SUMMARY
Wednesday, April 8, produced another very weak dust-on-snow event here in Silverton, the second event (D2) of WY 2015. Strong winds from the SSW and SW were underway at dawn on Wednesday but, as is often the case, dust only became apparent in the air, as reduced visibility, around mid-day. Farther to the southwest, the USGS webcam at Abajo Peak, in Utah, showed substantial dust in the air by mid-morning, fully obscuring the view of Sleeping Ute Mountain, 55 miles to the southeast of Abajo Peak.
Scattered clouds developed by mid-afternoon Wednesday and the dust intensified somewhat, still having only comparatively minor effects on long-distance visibility. A shift to more N'ly winds in the evening resulted in fairly rapid clearing of the air, so visible dust in the air spanned roughly 8 hours. Skies are 'severe clear' here again this Thursday morning, under light N'ly winds.

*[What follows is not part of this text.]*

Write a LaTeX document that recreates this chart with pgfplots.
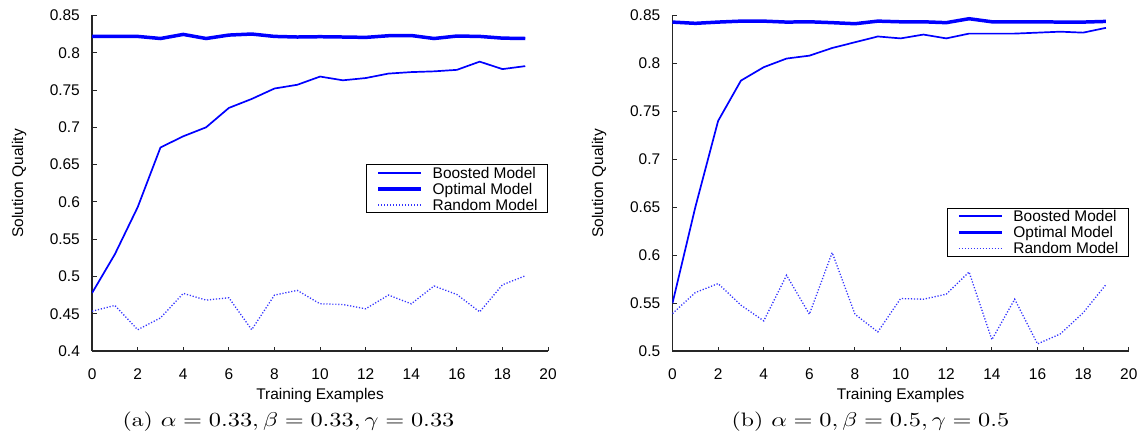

This D2-WY2015 event fell directly onto the April 1-2 D1 layer still at the snowpack surface - a dust-on-dust-on-snow event. Layer D1 had become increasingly apparent in recent days, generating the kind of dust-enhanced snow surface roughness observed and documented in prior seasons. We logged (only) 1 mm of precipitation from 2100-2200 hours Wednesday night so this was another effectively 'dry' dust event, like D1-WY2015 on April 1-2.
The weather system generating this dust event did produce snow showers farther north, so any dust deposition in those locales was subsequently covered with some amount of new snow, and light snow is ongoing in many locations in the Front Range and northern mountains as of this writing Thursday morning. We’ve had no reports of dust from other locations, to-date, but our observer network is diminishing as ski areas and other operations shut down.
Additional synoptic-scale weather systems including a closed low over AZ/NM over the weekend, and another system with a significant cold front and strong wind field early next week, are emerging in NWS models for the mid-range period. The second system may result in additional snowfalls for the central and northern mountains, and both may have the potential to generate additional dust events.